In his Treatise on the Grape Vine, Mr W. Thomson gives it as his opinion that rust on Grapes is caused by sulphur coming in contact with the fruit at a very early stage of its development. Rust has been ascribed to many causes, and the above statement was at first received with some little hesitation. We beg to state a few facts which show that rust is caused by sulphur. In an old house where the Vines had of late years been neglected - a prey to mildew and other ills - an effort was last winter made to get these Vines into a more satisfactory state. Vines, house, and everything, were thoroughly cleansed, and by-and-by the Vines were gently moved on by a little fire-heat. The house is heated by an old-fashioned brick flue, which gets rather hot at the end adjoining the furnace. The first Vine just over this hot flue broke first; its Grapes were in flower while the rest were only just showing. At this stage, the weather being dull and cold, mildew was suspected, and sulphur was used both on the foliage and on the flue.

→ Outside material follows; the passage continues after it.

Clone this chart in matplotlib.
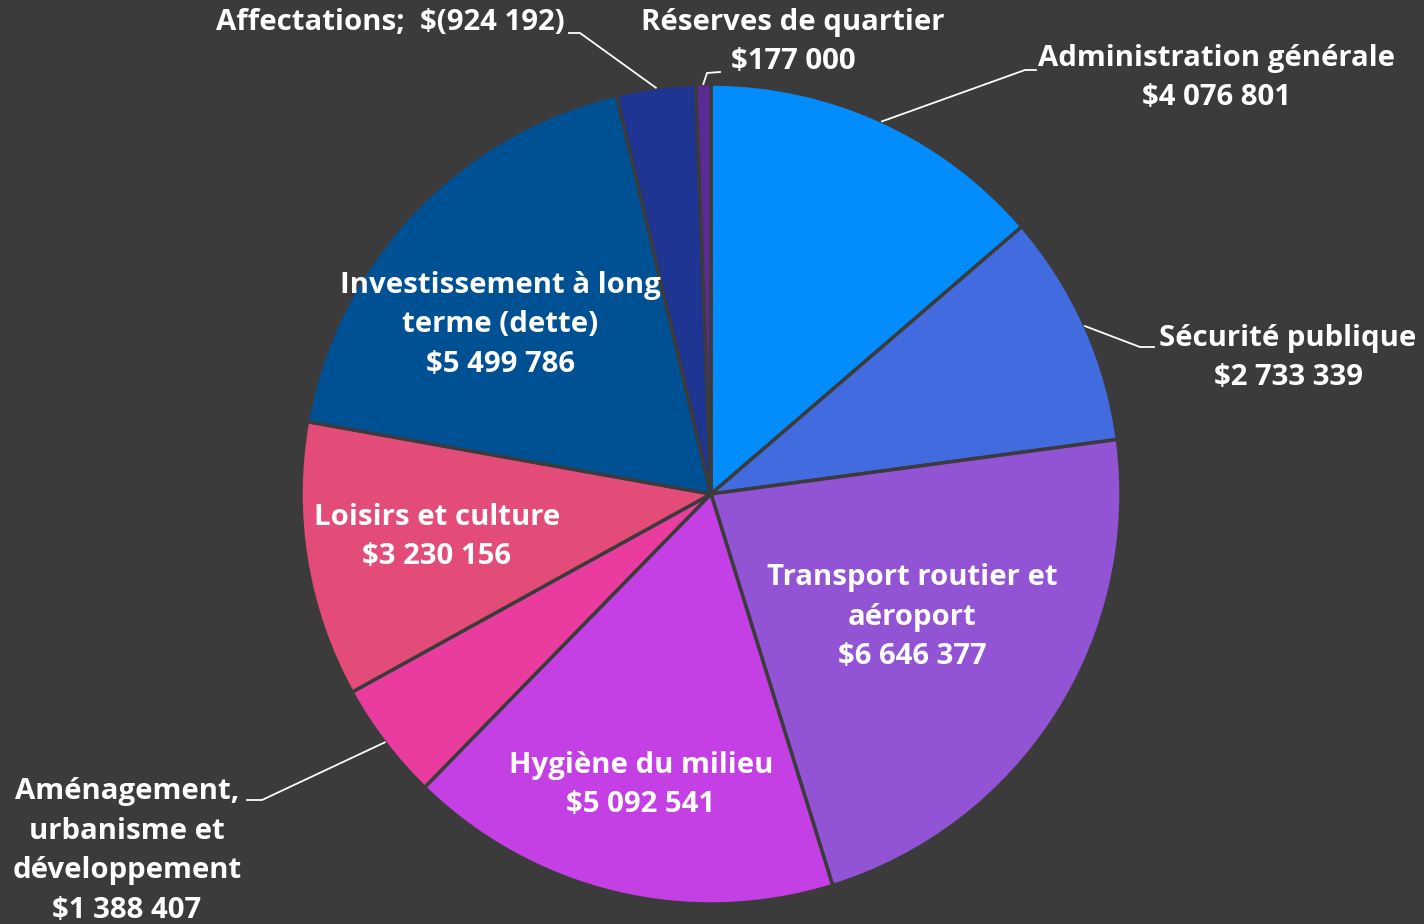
import numpy as np
import matplotlib.pyplot as plt

plt.rcParams['font.family'] = ['Open Sans', 'DejaVu Sans']

# Données du budget
postes = ['Administration générale', 'Sécurité publique', 'Transport routier et\naéroport',
          'Hygiène du milieu', 'Aménagement,\nurbanisme et\ndéveloppement', 'Loisirs et culture',
          'Investissement à long\nterme (dette)', 'Affectations', 'Réserves de quartier']
montants = [4076801, 2733339, 6646377, 5092541, 1388407, 3230156, 5499786, -924192, 177000]
couleurs = ['#038cfc', '#416bdf', '#9353d5', '#c43fe4', '#ea3c9e', '#e34b79',
            '#005194', '#1f3593', '#5c2a94']

fond = '#3b3b3b'
W, H = 1424, 924
cx, cy, R = 711, H - 494, 410

fig = plt.figure(figsize=(W / 100, H / 100), dpi=100, facecolor=fond)
ax = fig.add_axes([0, 0, 1, 1])
ax.set_facecolor(fond)

wedges, _ = ax.pie(np.abs(montants), colors=couleurs, startangle=90, counterclock=False,
                   center=(cx, cy), radius=R, frame=True,
                   wedgeprops=dict(edgecolor=fond, linewidth=2.5))
ax.set_xlim(0, W)
ax.set_ylim(0, H)
ax.axis('off')


def fmt(v):
    s = f"{abs(v):,}".replace(',', ' ')
    return f"$({s})" if v < 0 else f"${s}"


txt = dict(color='white', fontsize=21.2, fontweight='bold', ha='center', va='center', linespacing=1.47)

# étiquettes intérieures : (indice, x, y en pixels image)
interieures = [(2, 912, 617), (3, 641, 785), (5, 437, 537), (6, 500, 325)]
for i, x, y in interieures:
    ax.text(x, H - y, postes[i] + '\n' + fmt(montants[i]), **txt)

# étiquettes extérieures avec lignes de rappel : (indice, coude, fin, position texte)
exterieures = [
    (0, (1025, 70), (1036, 70), (1217, 78)),
    (1, (1140, 347), (1154, 347), (1288, 358)),
    (4, (262, 800), (247, 800), (127, 851)),
    (8, (707, 73), (720, 72), (793, 42)),
]
for i, coude, fin, pos in exterieures:
    w = wedges[i]
    a = np.deg2rad((w.theta1 + w.theta2) / 2)
    px, py = cx + R * np.cos(a), cy + R * np.sin(a)
    ax.plot([px, coude[0], fin[0]], [py, H - coude[1], H - fin[1]], color='white', lw=1.3)
    ax.text(pos[0], H - pos[1], postes[i] + '\n' + fmt(montants[i]), **txt)

# Affectations sur une seule ligne
w = wedges[7]
a = np.deg2rad((w.theta1 + w.theta2) / 2)
px, py = cx + R * np.cos(a), cy + R * np.sin(a)
ax.plot([px, 580, 569], [py, H - 33, H - 33], color='white', lw=1.3)
ax.text(565, H - 22, postes[7] + ';  ' + fmt(montants[7]), color='white', fontsize=21.2,
        fontweight='bold', ha='right', va='center')

fig.savefig('out.png', dpi=100, facecolor=fond)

The Grapes on the early Vine are now brown with rust, while not a speck shows where the bunches were not developed at the time of its application; but those in bloom and coming in bloom have suffered much, and prove the opinion above quoted to be correct.

S. X.

May 14, 1873.

[Those who doubt that rust is caused by sulphur-fumes should coat their pipes with sulphur, and heat them well when the Grapes are young, and they will doubt it no longer. - Ed].